Azhar’s decision to prohibit screening the movie depended on its fatwa in 1926, which outlawed artistic depictions of prophets and the companions of Prophet Mohamed arguing that this would be inconsistent with Islamic thought and would provoke Muslims’ feelings.
“Regarding Noah, it’s a direct violation for the Islamic Sharia that prohibits playing the prophets,” Azhar’s press release stated, while a member of the Council of Senior Scholars affiliates to Al-Azhar even demanded to “destruct the cinemas which screen the movie.”
However, the artistic movement Creativity Front issued a press release on its Facebook on Friday stating that “allowing or prohibiting movies is the responsibilities of the ministries of Culture and Media not related to Al-Azhar.”
The front explained that the statement of Al-Azhar is considered a violation of the responsibilities of the Censorship Authority, which specializes in evaluating movies to decide if it’s suitable to be screened depending on social and technical standards.
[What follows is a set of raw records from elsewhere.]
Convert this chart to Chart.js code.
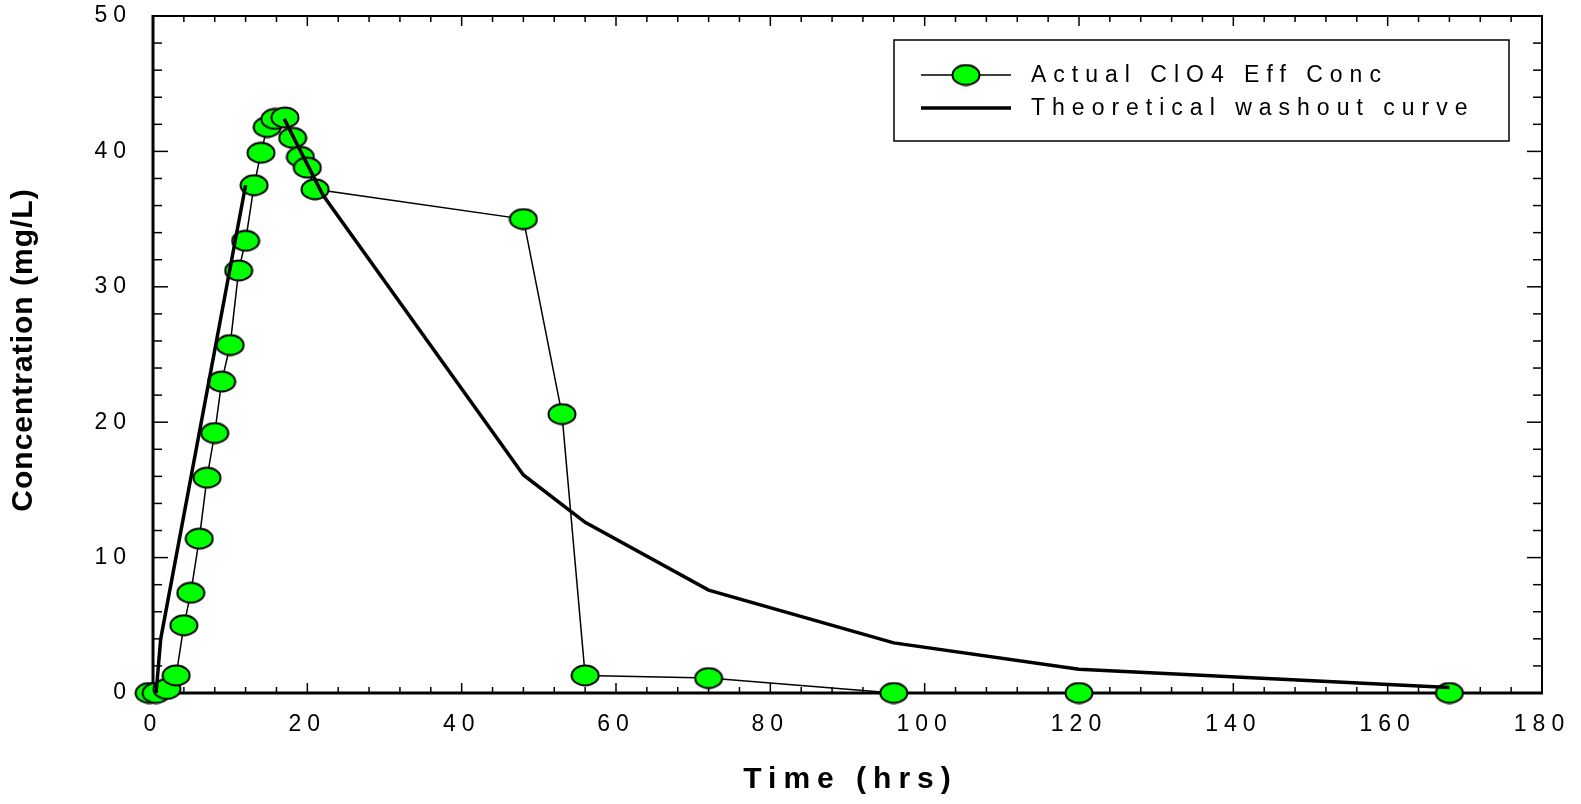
<!DOCTYPE html>
<html>
<head>
<meta charset="utf-8">
<script src="https://cdn.jsdelivr.net/npm/chart.js@4.4.0/dist/chart.umd.min.js"></script>
<style>
  html, body { margin: 0; padding: 0; background: #fff; }
  #wrap { width: 1581px; height: 804px; }
</style>
</head>
<body>
<div id="wrap"><canvas id="c" width="1581" height="804"></canvas></div>
<script>
// --- data ---
const actualTime = [-0.5, 0.4, 1.8, 3, 4, 4.9, 6, 7, 8, 8.9, 10, 11.1, 12, 13.1, 14, 14.8, 15.8, 17.1, 18.1, 19.1, 20, 21, 48, 53, 56, 72, 96, 120, 168];
const actualConc = [0, 0, 0.3, 1.3, 5.0, 7.4, 11.4, 15.9, 19.2, 23.0, 25.7, 31.2, 33.4, 37.5, 39.9, 41.8, 42.4, 42.5, 41.0, 39.6, 38.8, 37.2, 35.0, 20.6, 1.3, 1.1, 0, 0, 0];
const theoTime = [0.4, 1, 12, 14.5, 17, 22, 48, 56, 72, 96, 120, 168];
const theoConc = [0, 4, 37.5, null, 42.4, 36.8, 16.1, 12.6, 7.6, 3.7, 1.75, 0.4];
const xTicks = [0, 20, 40, 60, 80, 100, 120, 140, 160, 180];
const yTicks = [0, 10, 20, 30, 40, 50];

const FONT = '"Liberation Sans", Arial, sans-serif';
const $ = (sel) => document.querySelector(sel);

// ellipse marker (wider than tall, like the original)
function makeMarker() {
    const c = document.createElement('canvas');
    c.width = 30; c.height = 23;
    const g = c.getContext('2d');
    g.beginPath();
    g.ellipse(15, 11.5, 13.5, 10, 0, 0, Math.PI * 2);
    g.fillStyle = '#00ff00';
    g.fill();
    g.lineWidth = 2;
    g.strokeStyle = '#000';
    g.stroke();
    return c;
}
const marker = makeMarker();

function seg(ctx, x1, y1, x2, y2) { ctx.beginPath(); ctx.moveTo(x1, y1); ctx.lineTo(x2, y2); ctx.stroke(); }

function noPad(s) { s.paddingTop = 0; s.paddingBottom = 0; s.paddingLeft = 0; s.paddingRight = 0; }

// frame, inward ticks, titles and legend
const framePlugin = {
    id: 'frame',
    beforeDraw(chart) { chart.ctx.letterSpacing = '6px'; },
    beforeDatasetsDraw(chart) {
        const { ctx, chartArea: a, scales: { x, y } } = chart;
        ctx.save();
        ctx.strokeStyle = '#000';
        ctx.lineWidth = 1.5;
        for (let v = 0; v <= 180; v += 4) {
            const px = x.getPixelForValue(v), len = v % 20 === 0 ? 10 : 6;
            seg(ctx, px, a.bottom, px, a.bottom - len);
            seg(ctx, px, a.top, px, a.top + len);
        }
        for (let v = 0; v <= 50; v += 2) {
            const py = y.getPixelForValue(v), len = v % 10 === 0 ? 15 : 9;
            seg(ctx, a.left, py, a.left + len, py);
            seg(ctx, a.right, py, a.right - len, py);
        }
        ctx.lineWidth = 2;
        ctx.strokeRect(a.left, a.top, a.right - a.left, a.bottom - a.top);
        ctx.lineWidth = 3;
        seg(ctx, a.left, a.top - 1, a.left, a.bottom + 1);
        seg(ctx, a.left - 1, a.bottom, a.right + 1, a.bottom);
        ctx.restore();
    },
    afterDraw(chart) {
        const { ctx, chartArea: a } = chart;
        ctx.save();
        ctx.fillStyle = '#000';
        // x title
        ctx.letterSpacing = '7px';
        ctx.font = 'bold 30px ' + FONT;
        ctx.textAlign = 'center';
        ctx.textBaseline = 'middle';
        ctx.fillText('Time (hrs)', (a.left + a.right) / 2 + 3, 780);
        // y title
        ctx.letterSpacing = '1px';
        ctx.font = 'bold 30px ' + FONT;
        ctx.translate(24, 350);
        ctx.rotate(-Math.PI / 2);
        ctx.fillText('Concentration (mg/L)', 0, 0);
        ctx.restore();

        // legend
        ctx.save();
        const bx = 894, by = 40, bw = 615, bh = 101;
        ctx.fillStyle = '#fff';
        ctx.fillRect(bx, by, bw, bh);
        ctx.strokeStyle = '#000';
        ctx.lineWidth = 1.5;
        ctx.strokeRect(bx, by, bw, bh);
        const ds = chart.data.datasets;
        const rows = [75, 108];
        ds.forEach((d, i) => {
            ctx.lineWidth = d.borderWidth;
            seg(ctx, 921, rows[i], 1011, rows[i]);
            if (d.pointStyle instanceof HTMLCanvasElement) {
                ctx.drawImage(d.pointStyle, 966 - d.pointStyle.width / 2, rows[i] - d.pointStyle.height / 2);
            }
            ctx.letterSpacing = '7px';
            ctx.font = '23px ' + FONT;
            ctx.fillStyle = '#000';
            ctx.textAlign = 'left';
            ctx.textBaseline = 'middle';
            ctx.fillText(d.label, 1031, rows[i] + 1);
        });
        ctx.restore();
    }
};

function init() {
    const actual = actualTime.map((t, i) => ({ x: t, y: actualConc[i] }));
    const theo = theoTime.map((t, i) => ({ x: t, y: theoConc[i] }));

    new Chart($('#c'), {
        type: 'scatter',
        data: {
            datasets: [
                { label: 'Actual ClO4 Eff Conc', data: actual, showLine: true, borderColor: '#000', borderWidth: 1.5,
                  pointStyle: marker, pointRadius: 11, clip: false, order: 1 },
                { label: 'Theoretical washout curve', data: theo, showLine: true, borderColor: '#000', borderWidth: 3.5,
                  pointRadius: 0, spanGaps: false, clip: false, order: 0 }
            ]
        },
        options: {
            responsive: false,
            animation: false,
            layout: { padding: { top: 16, right: 39, left: 0, bottom: 0 } },
            plugins: { legend: { display: false }, tooltip: { enabled: false } },
            scales: {
                x: {
                    type: 'linear', min: 0, max: 180,
                    afterFit: (s) => { s.height = 111; noPad(s); },
                    afterBuildTicks: (s) => { s.ticks = xTicks.map(v => ({ value: v })); },
                    grid: { display: false, drawTicks: false },
                    border: { display: false },
                    ticks: { color: '#000', padding: 18, font: { family: FONT, size: 23 } }
                },
                y: {
                    type: 'linear', min: 0, max: 50,
                    afterFit: (s) => { s.width = 153; noPad(s); },
                    afterBuildTicks: (s) => { s.ticks = yTicks.map(v => ({ value: v })); },
                    grid: { display: false, drawTicks: false },
                    border: { display: false },
                    ticks: { color: '#000', padding: 21, font: { family: FONT, size: 23 } }
                }
            }
        },
        plugins: [framePlugin]
    });
}

document.addEventListener('DOMContentLoaded', init);
</script>
</body>
</html>
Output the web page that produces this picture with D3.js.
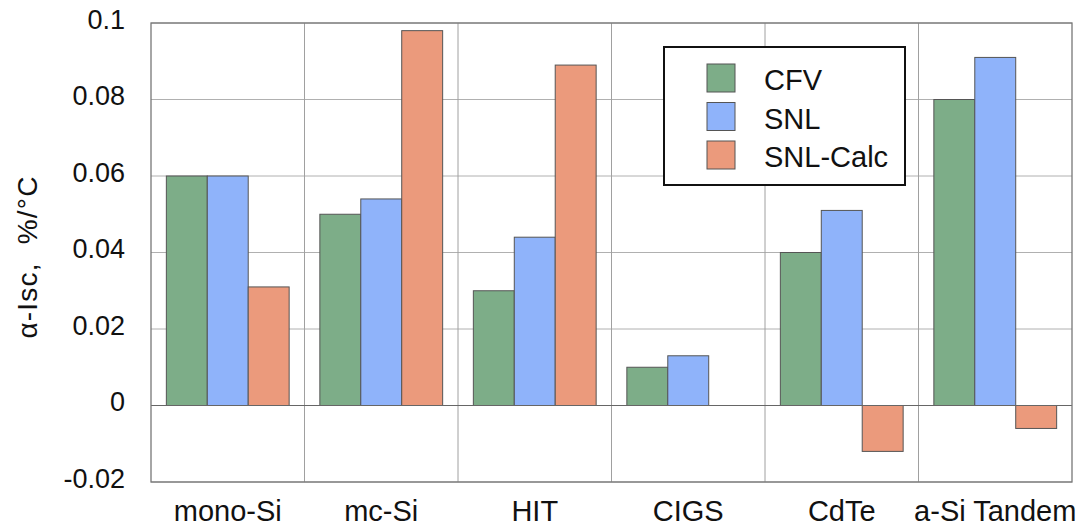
<!DOCTYPE html>
<html>
<head>
<meta charset="utf-8">
<script src="https://cdn.jsdelivr.net/npm/d3@7"></script>
<style>
  html, body { margin: 0; padding: 0; background: #fff; }
  svg { display: block; }
  text { font-family: "Liberation Sans", Arial, sans-serif; fill: #111; }
</style>
</head>
<body>
<svg id="chart" width="1086" height="527"></svg>
<script>
const categories = ["mono-Si", "mc-Si", "HIT", "CIGS", "CdTe", "a-Si Tandem"];
const seriesNames = ["CFV", "SNL", "SNL-Calc"];
const cfv     = [0.060, 0.050, 0.030, 0.010, 0.040, 0.080];
const snl     = [0.060, 0.054, 0.044, 0.013, 0.051, 0.091];
const snlCalc = [0.031, 0.098, 0.089, null, -0.012, -0.006];
const yTicks = [-0.02, 0, 0.02, 0.04, 0.06, 0.08, 0.1];
const yTickLabels = ["-0.02", "0", "0.02", "0.04", "0.06", "0.08", "0.1"];
const colors = ["#7dad88", "#8fb3fa", "#eb9a7c"];
const yLabel = "\u03B1-Isc,  %/\u00B0C";

const seriesValues = [cfv, snl, snlCalc];

const svg = d3.select("#chart");
const x0 = 151, x1 = 1072, yTop = 23, yBot = 482;

const x = d3.scaleBand().domain(categories).range([x0, x1]).padding(0);
const xs = d3.scaleBand().domain(seriesNames)
  .range([x.bandwidth() * 0.1, x.bandwidth() * 0.9]).padding(0);
const y = d3.scaleLinear().domain([-0.02, 0.1]).range([yBot, yTop]);

// horizontal grid lines
svg.append("g").selectAll("line").data(yTicks.filter(t => t !== 0)).join("line")
  .attr("x1", x0).attr("x2", x1)
  .attr("y1", d => y(d)).attr("y2", d => y(d))
  .attr("stroke", "#b0b0b0").attr("stroke-width", 1);

// vertical category separators
svg.append("g").selectAll("line").data(categories.slice(1)).join("line")
  .attr("x1", d => x(d)).attr("x2", d => x(d))
  .attr("y1", yTop).attr("y2", yBot)
  .attr("stroke", "#a0a0a0").attr("stroke-width", 1);

// bars
const rows = [];
categories.forEach((c, i) => {
  seriesNames.forEach((s, j) => {
    const v = seriesValues[j][i];
    if (v !== null && v !== undefined) rows.push({c, s, v, j});
  });
});
svg.append("g").selectAll("rect").data(rows).join("rect")
  .attr("x", d => x(d.c) + xs(d.s))
  .attr("width", xs.bandwidth())
  .attr("y", d => Math.min(y(d.v), y(0)))
  .attr("height", d => Math.abs(y(d.v) - y(0)))
  .attr("fill", d => colors[d.j])
  .attr("stroke", "#555")
  .attr("stroke-width", 1);

// zero line
svg.append("line")
  .attr("x1", x0).attr("x2", x1).attr("y1", y(0)).attr("y2", y(0))
  .attr("stroke", "#666").attr("stroke-width", 1.2);

// frame
svg.append("rect")
  .attr("x", x0).attr("y", yTop).attr("width", x1 - x0).attr("height", yBot - yTop)
  .attr("fill", "none").attr("stroke", "#777").attr("stroke-width", 1.3);

// y axis tick labels
const yAxis = d3.axisLeft(y).tickValues(yTicks)
  .tickFormat((d, i) => yTickLabels[i]).tickSize(0).tickPadding(26);
const gy = svg.append("g").attr("transform", `translate(${x0},0)`).call(yAxis);
gy.select(".domain").remove();
gy.selectAll("text")
  .attr("font-family", "Liberation Sans, Arial, sans-serif")
  .attr("font-size", 27).attr("fill", "#111")
  .attr("dy", "0.2em");

// x axis labels
const xAxis = d3.axisBottom(x).tickSize(0).tickPadding(18);
const gx = svg.append("g").attr("transform", `translate(0,${yBot})`).call(xAxis);
gx.select(".domain").remove();
gx.selectAll("text")
  .attr("font-family", "Liberation Sans, Arial, sans-serif")
  .attr("font-size", 29).attr("fill", "#111")
  .attr("dy", "0.71em");

// y label
svg.append("text")
  .attr("transform", "translate(37,257) rotate(-90)")
  .attr("text-anchor", "middle")
  .attr("font-size", 28)
  .attr("letter-spacing", 1.2)
  .style("white-space", "pre")
  .text(yLabel);

// legend
const lg = svg.append("g");
lg.append("rect").attr("x", 664).attr("y", 47).attr("width", 241).attr("height", 138)
  .attr("fill", "#fff").attr("stroke", "#111").attr("stroke-width", 2);
seriesNames.forEach((s, j) => {
  const cy = 78 + j * 38.5;
  lg.append("rect").attr("x", 707).attr("y", cy - 14).attr("width", 28).attr("height", 28)
    .attr("fill", colors[j]).attr("stroke", "#555").attr("stroke-width", 1);
  lg.append("text").attr("x", 764).attr("y", cy + 12)
    .attr("font-size", 29).text(s);
});
</script>
</body>
</html>
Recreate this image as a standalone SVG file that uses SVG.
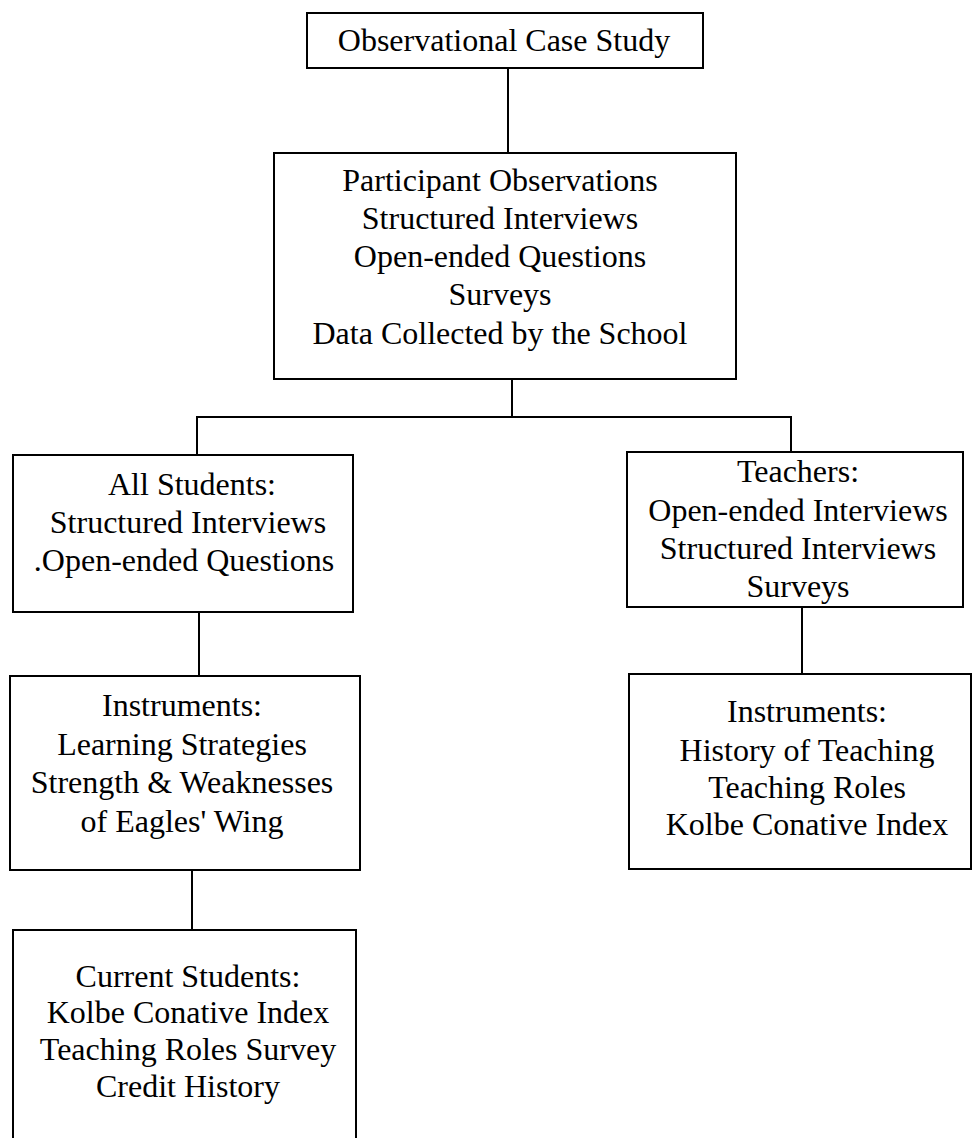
<svg xmlns="http://www.w3.org/2000/svg" width="972" height="1138" viewBox="0 0 972 1138">
<style>
.box{fill:none;stroke:#000;stroke-width:2}
.ln{fill:none;stroke:#000;stroke-width:2}
text{font-family:"Liberation Serif","Times New Roman",serif;font-size:32px;fill:#000;text-anchor:middle}
</style>
<rect width="972" height="1138" fill="#fff"/>
<g id="connectors">
<line class="ln" x1="508" y1="68" x2="508" y2="153"/>
<line class="ln" x1="512" y1="379" x2="512" y2="417"/>
<line class="ln" x1="197" y1="417" x2="791" y2="417"/>
<line class="ln" x1="197" y1="416" x2="197" y2="455"/>
<line class="ln" x1="791" y1="416" x2="791" y2="452"/>
<line class="ln" x1="199" y1="612" x2="199" y2="676"/>
<line class="ln" x1="802" y1="607" x2="802" y2="674"/>
<line class="ln" x1="192" y1="870" x2="192" y2="930"/>
</g>
<g id="n1">
<rect class="box" x="307" y="13" width="396" height="55"/>
<text x="504" y="51">Observational Case Study</text>
</g>
<g id="n2">
<rect class="box" x="274" y="153" width="462" height="226"/>
<text x="500" y="191">Participant Observations</text>
<text x="500" y="229">Structured Interviews</text>
<text x="500" y="267">Open-ended Questions</text>
<text x="500" y="305">Surveys</text>
<text x="500" y="344">Data Collected by the School</text>
</g>
<g id="n3">
<rect class="box" x="13" y="455" width="340" height="157"/>
<text x="192" y="495">All Students:</text>
<text x="188" y="533">Structured Interviews</text>
<text x="184" y="571">.Open-ended Questions</text>
</g>
<g id="n4">
<rect class="box" x="627" y="452" width="336" height="155"/>
<text x="798" y="482">Teachers:</text>
<text x="798" y="521">Open-ended Interviews</text>
<text x="798" y="559">Structured Interviews</text>
<text x="798" y="597">Surveys</text>
</g>
<g id="n5">
<rect class="box" x="10" y="676" width="350" height="194"/>
<text x="182" y="716">Instruments:</text>
<text x="182" y="755">Learning Strategies</text>
<text x="182" y="793">Strength &amp; Weaknesses</text>
<text x="182" y="832">of Eagles' Wing</text>
</g>
<g id="n6">
<rect class="box" x="629" y="674" width="342" height="195"/>
<text x="807" y="722">Instruments:</text>
<text x="807" y="761">History of Teaching</text>
<text x="807" y="798">Teaching Roles</text>
<text x="807" y="835">Kolbe Conative Index</text>
</g>
<g id="n7">
<path class="box" d="M13,1140 V930 H356 V1140"/>
<text x="188" y="987">Current Students:</text>
<text x="188" y="1023">Kolbe Conative Index</text>
<text x="188" y="1060">Teaching Roles Survey</text>
<text x="188" y="1097">Credit History</text>
</g>
</svg>
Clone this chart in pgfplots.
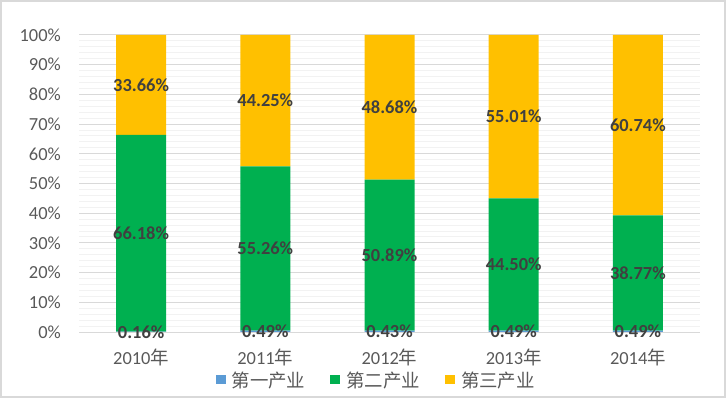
\documentclass[border=0pt]{standalone}
\usepackage{pgfplots}
\usepackage{pgfplotstable}
\pgfplotsset{compat=1.18}
\usepackage{fontspec}
\setmainfont{Carlito}
\newfontfamily\cjk{Noto Sans CJK SC}
\definecolor{cA}{HTML}{5B9BD5}
\definecolor{cB}{HTML}{00B050}
\definecolor{cC}{HTML}{FFC000}
\definecolor{labc}{HTML}{404040}
\definecolor{tickc}{HTML}{595959}
\definecolor{gridc}{HTML}{D9D9D9}
\definecolor{mgridc}{HTML}{F2F2F2}
\pgfplotstableread{
x a b c
0 0.16 66.18 33.66
1 0.49 55.26 44.25
2 0.43 50.89 48.68
3 0.49 44.50 55.01
4 0.49 38.77 60.74
}\datatable
\begin{document}
\begin{tikzpicture}
\useasboundingbox (0,0) rectangle (726bp,398bp);
\draw[gridc, line width=2bp] (1bp,1bp) rectangle (725bp,397bp);
\begin{axis}[
  at={(79bp,66bp)}, anchor=south west,
  scale only axis, width=621bp, height=297bp,
  ybar stacked, bar width=50bp,
  xmin=-0.5, xmax=4.5, ymin=0, ymax=100,
  xtick=data,
  xticklabels={2010{\cjk 年},2011{\cjk 年},2012{\cjk 年},2013{\cjk 年},2014{\cjk 年}},
  ytick={0,10,...,100},
  yticklabel={\pgfmathprintnumber{\tick}\%},
  scaled y ticks=false,
  /pgf/number format/assume math mode=true,
  minor y tick num=4,
  ymajorgrids, yminorgrids,
  major grid style={gridc, line width=1bp},
  minor grid style={mgridc, line width=1bp},
  axis line style={draw=none},
  major tick length=0pt, minor tick length=0pt,
  tick label style={font=\fontsize{18.5}{20}\selectfont, text=tickc},
  yticklabel style={anchor=east, inner sep=0pt, xshift=-18bp},
  xticklabel style={anchor=center, inner sep=0pt, yshift=-25bp},
  legend style={at={(rel axis cs:0.477,-0.1616)}, anchor=center, draw=none, fill=none,
    legend columns=3, font=\fontsize{18.5}{20}\selectfont, text=tickc,
    nodes={inner sep=0pt},
    /tikz/every odd column/.append style={column sep=6bp},
    /tikz/every even column/.append style={column sep=25bp}},
  legend image code/.code={\fill[#1] (0bp,-4.5bp) rectangle (10bp,5bp);},
  nodes near coords={\pgfmathprintnumber[fixed,fixed zerofill,precision=2]{\pgfplotspointmeta}\%},
  every node near coord/.append style={anchor=center, inner sep=0pt,
      font=\fontsize{18.5}{20}\selectfont\bfseries, text=labc},
]
\addplot[fill=cA, draw=none] table[x=x, y=a] {\datatable};
\addlegendentry{\cjk 第一产业}
\addplot[fill=cB, draw=none] table[x=x, y=b] {\datatable};
\addlegendentry{\cjk 第二产业}
\addplot[fill=cC, draw=none] table[x=x, y=c] {\datatable};
\addlegendentry{\cjk 第三产业}
\end{axis}
\end{tikzpicture}
\end{document}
The press release added that there is no clear or direct text in the Quran and Hadith (sayings of Prophet Mohamed) about prohibiting that.
The Christian director Romany Sabry told The Cairo Post Saturday that clergymen are closed-minded regarding social and artistic issues and that they have “taboos.” He added that in this specific case we have to ask Al-Azhar about its reasons to allow screening “The Passion of the Christ” that screens Prophet Jesus in 2004. He said Azhar prohibited “Noah” as it is based on the prophet’s story according to the Christian Gospel and on the Quran.
Sabry criticized the clergymen’s control on artistic works, giving example of the refusal of the Coptic Church to screen the Egyptian movie “I like Cinema” which showed a Christian bigoted family, that was not refused by Al-Azhar as it was not related to Islamic issues.
He also noted the Coptic Church has not commented on “Noah,” but he thinks that it would welcome screening it.
The art critic Tareq al-Shenawy told The Cairo Post that Azhar didn’t prohibit “The Passion of the Christ,” while it completely conflicted with Islamic thought that denies the crucifixion of Jesus. Besides, Al-Azhar did accept to screen the movie “al-Resala,” which showed the companions of Prophet Mohamed including his uncle Hamza Ibn Abd el-Muttaleb.
Shenawy said “al-Resala” was prohibited from 1977 to 2007, when the head of the Radio and Television Union Suzan Hassan asked the then-Azhar Sheikh Mohamed Sayed Tantawy a permission to screen the film. Reportedly Tantawy and he just asked her “if the film includes any scenes that harm Islam?” and when she said “no,” Tantawy said agreed to screen the movie on official state TV.